Il existe cependant des indices permettant d’envisager une
ancienneté. Il y a d’abord sur l'image
3 le changement de maçonnerie au niveau du sommet
des piliers (ou pilastres) adossés. Mais il y a plus. On
constate que ces piliers sont surmontés d’impostes. Ce ne
sont pas de simples contreforts ajoutés après coup : ils
font partie de l’ouvrage primitif. Lors de notre première
visite, nous n’avions pas attaché d’importance à ces
impostes. En conséquence, elles n’ont pas été étudiées comme
nous aurions dû la faire. Mais ce n’est que partie remise.
Nous aurons sans nul doute l’occasion d’y revenir.
Autres indices à prendre en compte : l’existence d’un chevet
polygonal et le petit nombre d’ouvertures. Il y a trois
grandes fenêtres au chevet, mais d’inégales dimensions, et
elles ne semblent pas centrées au milieu des panneaux. Il
est fort possible que les fenêtres initiales aient été plus
étroites et qu’elles aient été élargies et agrandies à une
date postérieure.
L’intérieur de la nef (images
8, 9 et 10) apparaît beaucoup plus intéressant à
cause de la présence de deux grands arcs en « anse de panier
» portés par quatre chapiteaux. La présence de ces arcs en
anse de panier est surprenante (inconnus à l’époque romane)

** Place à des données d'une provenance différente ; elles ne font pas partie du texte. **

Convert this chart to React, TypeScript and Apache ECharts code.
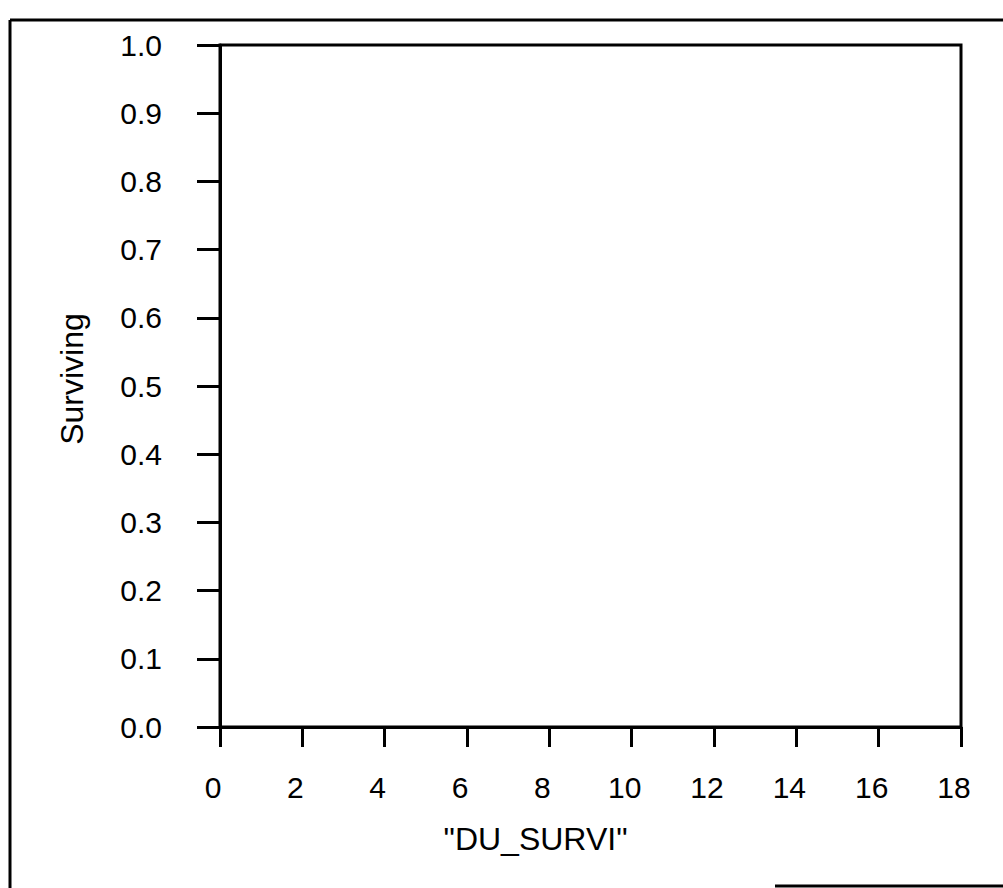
import React, { useEffect, useRef } from "react";
import * as echarts from "echarts";

const xTickValues = [0, 2, 4, 6, 8, 10, 12, 14, 16, 18];
const yTickLabels = ["0.0", "0.1", "0.2", "0.3", "0.4", "0.5", "0.6", "0.7", "0.8", "0.9", "1.0"];
const survivalData: [number, number][] = [];
const xAxisTitle = '"DU_SURVI"';
const yAxisTitle = "Surviving";

export default function App() {
  const ref = useRef<HTMLDivElement>(null);
  useEffect(() => {
    if (!ref.current) return;
    const chart = echarts.init(ref.current, null, { renderer: "svg" });
    const font = "'Liberation Sans', Arial, sans-serif";
    chart.setOption({
      animation: false,
      backgroundColor: "#ffffff",
      grid: {
        left: 220,
        top: 45,
        right: 42,
        bottom: 161,
        show: true,
        borderColor: "#000",
        borderWidth: 3,
        backgroundColor: "transparent",
      },
      xAxis: {
        type: "value",
        min: xTickValues[0],
        max: xTickValues[xTickValues.length - 1],
        interval: 2,
        name: xAxisTitle,
        nameLocation: "middle",
        nameGap: 96,
        nameTextStyle: { fontFamily: font, fontSize: 32, color: "#000", padding: [0, 110, 0, 0] },
        axisLine: { show: true, lineStyle: { color: "#000", width: 3 } },
        axisTick: { show: true, inside: false, length: 20, lineStyle: { color: "#000", width: 3 } },
        axisLabel: {
          margin: 45,
          fontFamily: font,
          fontSize: 30,
          color: "#000",
          padding: [0, 14, 0, 0],
          formatter: (v: number) => (xTickValues.includes(v) ? String(v) : ""),
        },
        splitLine: { show: false },
      },
      yAxis: {
        type: "value",
        min: 0,
        max: 1,
        interval: 0.1,
        name: yAxisTitle,
        nameLocation: "middle",
        nameGap: 132,
        nameRotate: 90,
        nameTextStyle: { fontFamily: font, fontSize: 32, color: "#000", padding: [0, 0, 0, 14] },
        axisLine: { show: true, lineStyle: { color: "#000", width: 3 } },
        axisTick: { show: true, inside: false, length: 23, lineStyle: { color: "#000", width: 3 } },
        axisLabel: {
          margin: 58,
          fontFamily: font,
          fontSize: 30,
          color: "#000",
          padding: [10, 0, 0, 0],
          formatter: (v: number) => yTickLabels[Math.round(v * 10)] ?? "",
        },
        splitLine: { show: false },
      },
      graphic: [
        { type: "line", shape: { x1: 10, y1: 20, x2: 1003, y2: 20 }, style: { stroke: "#000", lineWidth: 3 } },
        { type: "line", shape: { x1: 10, y1: 20, x2: 10, y2: 888 }, style: { stroke: "#000", lineWidth: 3 } },
        { type: "line", shape: { x1: 775, y1: 886, x2: 1003, y2: 886 }, style: { stroke: "#000", lineWidth: 3 } },
      ],
      series: [
        {
          type: "line",
          data: survivalData,
          showSymbol: false,
          lineStyle: { color: "#000", width: 2 },
        },
      ],
    });
    return () => chart.dispose();
  }, []);
  return (
    <div
      ref={ref}
      style={{ position: "absolute", left: 0, top: 0, width: 1003, height: 888, background: "#fff" }}
    />
  );
}
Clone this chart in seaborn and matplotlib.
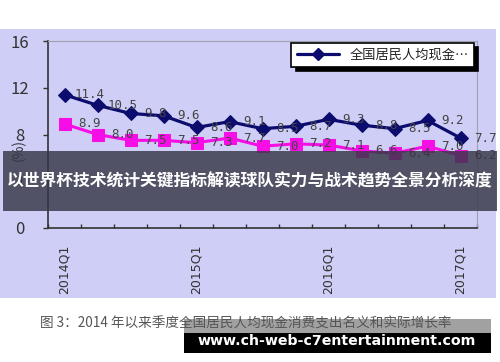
import matplotlib
matplotlib.use("Agg")
import matplotlib.pyplot as plt
import seaborn as sns
import pandas as pd
from matplotlib.patches import Rectangle
from matplotlib.lines import Line2D

# ---- data ----
quarters = ["2014Q1", "2014Q2", "2014Q3", "2014Q4",
            "2015Q1", "2015Q2", "2015Q3", "2015Q4",
            "2016Q1", "2016Q2", "2016Q3", "2016Q4", "2017Q1"]
shown_ticks = ["2014Q1", "2015Q1", "2016Q1", "2017Q1"]
nominal = [11.4, 10.5, 9.8, 9.6, 8.6, 9.1, 8.5, 8.7, 9.3, 8.8, 8.5, 9.2, 7.7]
real = [8.9, 8.0, 7.5, 7.5, 7.3, 7.7, 7.0, 7.2, 7.1, 6.6, 6.4, 7.0, 6.2]
legend_label = "全国居民人均现金…"
series_names = ["nominal", "real"]
y_ticks = [0, 4, 8, 12, 16]
caption = "图 3：2014 年以来季度全国居民人均现金消费支出名义和实际增长率"
banner = "以世界杯技术统计关键指标解读球队实力与战术趋势全景分析深度"
watermark = "www.ch-web-c7entertainment.com"

sns.set_style("white")
plt.rcParams["font.family"] = ["Noto Sans CJK SC", "DejaVu Sans"]

W, H = 500, 362
fig = plt.figure(figsize=(W / 100, H / 100), dpi=100)
fig.patch.set_facecolor("white")

def px_rect(x0, y0, x1, y1, **kw):
    fig.patches.append(Rectangle((x0 / W, 1 - y1 / H), (x1 - x0) / W, (y1 - y0) / H,
                                 transform=fig.transFigure, **kw))

lav = "#CECEF6"
px_rect(0, 29, 496, 298, facecolor=lav, edgecolor="none", zorder=-5)

ax_l, ax_r, ax_t, ax_b = 48, 477, 41, 228
ax = fig.add_axes([ax_l / W, 1 - ax_b / H, (ax_r - ax_l) / W, (ax_b - ax_t) / H])
ax.set_facecolor(lav)
ax.set_zorder(1)

idx = list(range(len(quarters)))
df = pd.DataFrame({
    "x": idx * 2,
    "y": nominal + real,
    "s": [series_names[0]] * len(idx) + [series_names[1]] * len(idx),
})
blue = "#0C0C6E"
pink = "#F70DE6"
sns.lineplot(data=df[df.s == "nominal"], x="x", y="y", color=blue, marker="D",
             markersize=7, linewidth=2.3, markeredgecolor=blue, ax=ax, legend=False, zorder=3)
sns.lineplot(data=df[df.s == "real"], x="x", y="y", color=pink, marker="s",
             markersize=9, linewidth=2.2, markeredgecolor=pink, ax=ax, legend=False, zorder=2)

lab_kw = dict(textcoords="offset points", ha="center", va="center", fontsize=9,
              color="#444444", family="DejaVu Sans Mono", annotation_clip=False, zorder=4)
for i, v in enumerate(nominal):
    ax.annotate(f"{v:.1f}", (i, v), xytext=(18, 0), **lab_kw)
for i, v in enumerate(real):
    ax.annotate(f"{v:.1f}", (i, v), xytext=(18, 0), **lab_kw)

ax.set_xlim(-0.5, len(quarters) - 0.5)
ax.set_ylim(0, 16)
ax.set_yticks(y_ticks)
ax.set_yticklabels([str(t) for t in y_ticks], fontsize=12, color="#333333")
ax.tick_params(axis="y", direction="out", length=3.6, width=1, color="#333333", pad=17, left=True)
for lab in ax.get_yticklabels():
    lab.set_ha("center")

major = [quarters.index(q) for q in shown_ticks]
ax.set_xticks(major)
ax.set_xticklabels(shown_ticks, rotation=90, fontsize=9, color="#333333", family="DejaVu Sans")
ax.set_xticks([i - 0.5 for i in range(len(quarters) + 1)], minor=True)
ax.tick_params(axis="x", which="major", length=0, pad=12)
ax.tick_params(axis="x", which="minor", direction="in", length=3, width=1, color="#333333", bottom=True)
ax.set_xlabel("")
ax.set_ylabel("")

for s in ["left", "bottom"]:
    ax.spines[s].set_color("#333333")
    ax.spines[s].set_linewidth(1.2)
for s in ["top", "right"]:
    ax.spines[s].set_color("#A0A0B0")
    ax.spines[s].set_linewidth(0.8)

fig.text(19 / W, 1 - 150 / H, "(%)", rotation=90, ha="center", va="center",
         fontsize=10, color="#333333", zorder=2)

handle = Line2D([], [], color=blue, marker="D", markersize=6, linewidth=2.3)
leg = ax.legend([handle], [legend_label], loc="upper right", bbox_to_anchor=(0.993, 0.989),
                borderaxespad=0, fancybox=False, frameon=True, handlelength=3.2,
                shadow={"color": "black", "alpha": 1, "ox": 3, "oy": -3},
                prop={"family": ["Noto Sans CJK SC"], "size": 9.5})
leg.get_frame().set_edgecolor("black")
leg.get_frame().set_linewidth(1.2)
leg.get_frame().set_facecolor("white")
for t in leg.get_texts():
    t.set_color("#222222")

# overlay banner
px_rect(3, 151, 497, 211, facecolor=(55 / 255, 55 / 255, 71 / 255), alpha=0.82,
        edgecolor="none", zorder=10)
fig.text(250 / W, 1 - 181 / H, banner, ha="center", va="center", color="white",
         fontsize=12.1, fontweight="bold", zorder=11)

# caption and watermark
fig.text(40 / W, 1 - 324 / H, caption, ha="left", va="center", color="#555555",
         fontsize=9.8, zorder=5)
px_rect(184, 319, 491, 333, facecolor="#555555", alpha=0.55, edgecolor="none", zorder=6)
px_rect(184, 333, 491, 353, facecolor="black", edgecolor="none", zorder=7)
fig.text(337 / W, 1 - 341 / H, watermark, ha="center", va="center", color="white",
         fontsize=10.2, fontweight="bold", family="DejaVu Sans", zorder=8)

fig.savefig("out.png", dpi=100, facecolor="white")
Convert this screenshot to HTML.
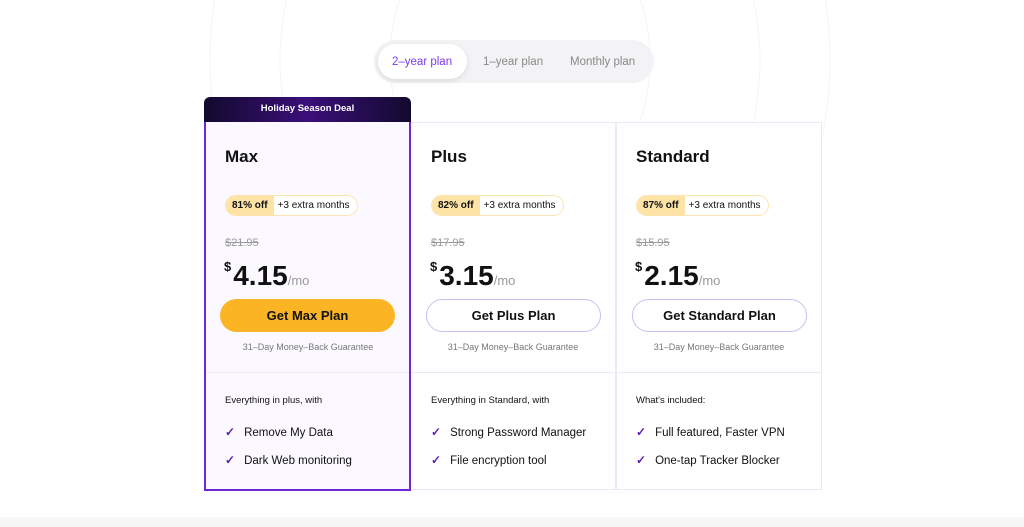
<!DOCTYPE html>
<html><head><meta charset="utf-8"><style>
*{margin:0;padding:0;box-sizing:border-box}
body{width:1024px;height:527px;background:#fff;font-family:"Liberation Sans",Arial,sans-serif;position:relative;overflow:hidden;color:#111}
.a{position:absolute}
.toggle{left:374px;top:40px;width:280px;height:43px;background:#f3f3f5;border-radius:22px}
.act{left:378px;top:44px;width:89px;height:35px;background:#fff;border-radius:18px;box-shadow:0 2px 6px rgba(0,0,0,.1)}
.tt{font-size:11.5px;top:56px}
.col{top:122px;width:206px;height:368px;border:1px solid #ece8f6;background:#fff}
.title{font-size:17px;font-weight:bold;top:147px}
.badge{height:21px;border:1px solid #fde3b0;border-radius:11px;font-size:10px;display:flex;align-items:center;overflow:hidden;background:#fff}
.badge b{background:#fde3a6;height:100%;display:flex;align-items:center;padding:0 6px;font-weight:bold}
.badge span{padding:0 7px 0 4px}
.old{font-size:11px;color:#999;text-decoration:line-through;top:237px}
.price{top:259px;font-size:28px;font-weight:bold;white-space:nowrap}
.price sup{font-size:13px;vertical-align:14px;margin-right:2px}
.price small{font-size:13px;color:#999;font-weight:normal}
.btn{top:299px;width:175px;height:33px;border-radius:17px;font-size:13px;font-weight:bold;display:flex;align-items:center;justify-content:center}
.g{top:342px;font-size:9px;color:#777;width:206px;text-align:center}
.div{top:372px;height:1px;background:#ece8f6}
.h{top:395px;font-size:9.5px}
.f{font-size:11.5px}
.f i{color:#5b21b6;font-style:normal;font-weight:bold;margin-right:9px;font-size:12px}
</style></head><body>
<svg class="a" style="left:0;top:0" width="1024" height="300"><g fill="none" stroke="#f6f6f6" stroke-width="1.2"><ellipse cx="520" cy="60" rx="130" ry="160"/><ellipse cx="520" cy="60" rx="240" ry="260"/><ellipse cx="520" cy="60" rx="310" ry="340"/></g></svg>
<div class="a" style="left:0;top:517px;width:1024px;height:10px;background:#f7f7f8"></div>
<div class="a toggle"></div><div class="a act"></div>
<div class="a tt" style="left:392px;color:#7c3aed">2–year plan</div>
<div class="a tt" style="left:483px;color:#888">1–year plan</div>
<div class="a tt" style="left:570px;color:#888">Monthly plan</div>

<div class="a col" style="left:410px"></div>
<div class="a col" style="left:616px"></div>
<div class="a" style="left:204px;top:97px;width:207px;height:26px;border-radius:6px 6px 0 0;background:linear-gradient(90deg,#120a2e,#3b0f7a 50%,#120a2e);color:#fff;font-size:9.5px;font-weight:bold;text-align:center;line-height:24px">Holiday Season Deal</div>
<div class="a" style="left:204px;top:122px;width:207px;height:369px;border:2px solid #6d28d9;border-top:none;background:#fbf9ff"></div>
<div class="a div" style="left:206px;width:203px;background:#efeafb"></div>
<div class="a div" style="left:411px;width:410px"></div>

<div class="a title" style="left:225px">Max</div>
<div class="a title" style="left:431px">Plus</div>
<div class="a title" style="left:636px">Standard</div>

<div class="a badge" style="left:225px;top:195px"><b>81% off</b><span>+3 extra months</span></div>
<div class="a badge" style="left:431px;top:195px"><b>82% off</b><span>+3 extra months</span></div>
<div class="a badge" style="left:636px;top:195px"><b>87% off</b><span>+3 extra months</span></div>

<div class="a old" style="left:225px">$21.95</div>
<div class="a old" style="left:431px">$17.95</div>
<div class="a old" style="left:636px">$15.95</div>

<div class="a price" style="left:224px"><sup>$</sup>4.15<small>/mo</small></div>
<div class="a price" style="left:430px"><sup>$</sup>3.15<small>/mo</small></div>
<div class="a price" style="left:635px"><sup>$</sup>2.15<small>/mo</small></div>

<div class="a btn" style="left:220px;background:#fbb424">Get Max Plan</div>
<div class="a btn" style="left:426px;border:1px solid #c9bff0">Get Plus Plan</div>
<div class="a btn" style="left:632px;border:1px solid #c9bff0">Get Standard Plan</div>

<div class="a g" style="left:205px">31–Day Money–Back Guarantee</div>
<div class="a g" style="left:410px">31–Day Money–Back Guarantee</div>
<div class="a g" style="left:616px">31–Day Money–Back Guarantee</div>

<div class="a h" style="left:225px">Everything in plus, with</div>
<div class="a h" style="left:431px">Everything in Standard, with</div>
<div class="a h" style="left:636px">What's included:</div>

<div class="a f" style="left:225px;top:425px"><i>✓</i>Remove My Data</div>
<div class="a f" style="left:225px;top:453px"><i>✓</i>Dark Web monitoring</div>
<div class="a f" style="left:431px;top:425px"><i>✓</i>Strong Password Manager</div>
<div class="a f" style="left:431px;top:453px"><i>✓</i>File encryption tool</div>
<div class="a f" style="left:636px;top:425px"><i>✓</i>Full featured, Faster VPN</div>
<div class="a f" style="left:636px;top:453px"><i>✓</i>One-tap Tracker Blocker</div>
</body></html>
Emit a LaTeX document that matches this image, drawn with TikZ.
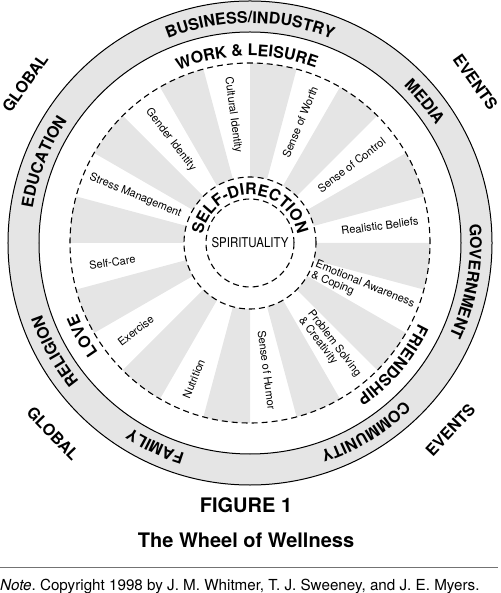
\documentclass[tikz,border=0pt]{standalone}
\usepackage{fontspec}
\setmainfont{TeX Gyre Heros}
\usetikzlibrary{decorations.text}
\definecolor{wheelgray}{gray}{0.9}
\tikzset{
  rim/.style={line width=1pt},
  dashrim/.style={line width=1.1pt,dash pattern=on 6pt off 4pt},
  task/.style={font=\fontsize{11}{11.5}\selectfont,align=left,inner sep=0pt},
  outword/.style={font=\bfseries\fontsize{16}{16}\selectfont,inner sep=0pt},
  caption/.style={font=\bfseries\fontsize{20}{20}\selectfont,anchor=base,inner sep=0pt},
  bandtext/.style={decorate,decoration={text along path,text align=center,
      text={|\bfseries\fontsize{16}{16}\selectfont|#1}}},
}
\begin{document}
\frenchspacing
\begin{tikzpicture}[x=1pt,y=1pt]
  \useasboundingbox (-250,-350) rectangle (250,243);
  % outer ring
  \fill[wheelgray,even odd rule] (0,0) circle[radius=242] (0,0) circle[radius=211];
  \draw[rim] (0,0) circle[radius=242];
  \draw[rim] (0,0) circle[radius=211];
  % spokes
  \foreach \a in {15,45,...,345}
    \fill[wheelgray] (\a:66) arc[start angle=\a,delta angle=15,radius=66]
      -- ({\a+15}:180) arc[start angle=\a+15,delta angle=-15,radius=180] -- cycle;
  \draw[dashrim] (0,0) circle[radius=180];
  \draw[dashrim] (0,0) circle[radius=66];
  \draw[dashrim] (0,0) circle[radius=44];
  % life tasks
  \foreach \a/\r/\t/\s [count=\i] in {7.5/131/7.5/Realistic Beliefs,
      37.5/128/37.5/Sense of Control, 67.5/131/67.5/Sense of Worth,
      97.5/129/-82.5/Cultural Identity, 127.5/130/-52.5/Gender Identity,
      157.5/124/-22.5/Stress Management, 188/139/8/Self-Care,
      217.5/144/37.5/Exercise, 247.5/147/67.5/Nutrition,
      277.5/128/-82.5/Sense of Humor,
      307.5/131/-52.5/{Problem Solving\\\& Creativity},
      337.5/122/-22.5/{Emotional Awareness\\\& Coping}}
    \node[task,rotate=\t] (task\i) at (\a:\r) {\s};
  \node[font=\fontsize{13.5}{14}\selectfont,inner sep=0pt] (spirit) at (0,0) {\scalebox{0.85}[1]{SPIRITUALITY}};
  \path[bandtext={SELF-DIRECTION}] (180:48) arc[start angle=180,end angle=0,radius=48];
  % ring words
  \path[bandtext={WORK {\&} LEISURE}] (131:187) arc[start angle=131,end angle=51,radius=187];
  \path[bandtext={FRIENDSHIP}] (-0.5:187) arc[start angle=-0.5,end angle=-80.5,radius=187];
  \path[bandtext={LOVE}] (249:187) arc[start angle=249,end angle=169,radius=187];
  \path[bandtext={BUSINESS/INDUSTRY}] (130:220) arc[start angle=130,end angle=50,radius=220];
  \path[bandtext={MEDIA}] (79:220) arc[start angle=79,end angle=-1,radius=220];
  \path[bandtext={GOVERNMENT}] (30:220) arc[start angle=30,end angle=-50,radius=220];
  \path[bandtext={COMMUNITY}] (-18.5:220) arc[start angle=-18.5,end angle=-98.5,radius=220];
  \path[bandtext={FAMILY}] (-75:220) arc[start angle=-75,end angle=-155,radius=220];
  \path[bandtext={RELIGION}] (249:220) arc[start angle=249,end angle=169,radius=220];
  \path[bandtext={EDUCATION}] (198.5:220) arc[start angle=198.5,end angle=118.5,radius=220];
  % outside
  \node[outword,rotate=54.6] (globalA) at (144.6:276) {GLOBAL};
  \node[outword,rotate=-54.5] (eventsA) at (35.5:277) {EVENTS};
  \node[outword,rotate=-46] (globalB) at (224:274) {GLOBAL};
  \node[outword,rotate=47] (eventsB) at (-43:274) {EVENTS};
  % caption
  \node[caption] (fig) at (-4,-269) {FIGURE 1};
  \node[caption] (title) at (-4,-304) {The Wheel of Wellness};
  \draw[black!55,line width=0.8pt] (-250,-324) -- (248,-324);
  \node[anchor=base west,inner sep=0pt,font=\fontsize{15.2}{16}\selectfont] (note) at (-250,-347)
    {\textit{Note}. Copyright 1998 by J. M. Whitmer, T. J. Sweeney, and J. E. Myers.};
\end{tikzpicture}
\end{document}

et révèle de très probables réfections ou restaurations.
C’est ce que confirme le livre d’André Burgos. Les voûtes on
été refaites au XIXesiècle car les précédentes
menaçaient ruine. Celles-ci auraient été construites en
1633. M Burgos émet l’hypothèse que l’édifice primitif
n’était pas voûté mais charpenté. Car, selon lui les murs ne
pouvaient pas supporter des voûtes. Nous sommes tout à fait
d’accord avec ce point de vue. Si les voûtes ont été faites
en anse de panier au XIXesiècle, c’est en vue
de minimiser les poussées latérales. Cela n’a pas empêché
qu’elles menacent de nouveau ruine au XXesiècle,
ce qui a nécessité l’ajout de tirants pour consolider
l’ensemble.
Examinons à présent les chapiteaux.
André Burgos les compare à des chapiteaux de Saint-Jacques
de Béziers (pour le chapiteau n° 1 : image
11). Nous voyons aussi des ressemblances avec
d’autres sculptures de Saint-Pierre de Lespignan et
Saint-Julien de Baillargues dans l’Hérault, Goudargues et
Saint-Thirse à Bagnols-sur-Cèze, dans le Gard. En ce qui
concerne les autres chapiteaux, et surtout le n°4, nous
voyons des ressemblances avec des chapiteaux d’églises des
Pyrénées (Ariège et Haute-Garonne).
Le chapiteau n° 1 situé coté Nord (image 11) est décoré
d’un entrelacs de feuillages (voir sur ce site Saint-Jacques
de Béziers).
Les chapiteaux 2 et 3 (images
12 et 13) nous ont un peu surpris. Nous les
avions dans un premier temps écartés de l’étude, car nous
pensions qu’ils étaient d’époque baroque (XVIIe–
XVIIIesiècle). Et, effectivement, il y a des «
choses qui ne collent pas ». Surtout pour le chapiteau n° 2
! Cet empilage de cylindres disposés en oblique au milieu du
chapiteau semble n’appartenir à aucune époque. Hormis
l’époque baroque. Avant de donner une explication, observons
le chapiteau n°4 (image
14) : il est très travaillé. Son décor est formé
de grandes feuilles très sur-creusées. Petite remarque au
passage : à sa base (sur l’astragale), on devine un décor
d’oves imité de l’antique. On retrouve ce même décor sur le
chapiteau n° 3 ainsi qu’à Saint-Pierre de Lespignan.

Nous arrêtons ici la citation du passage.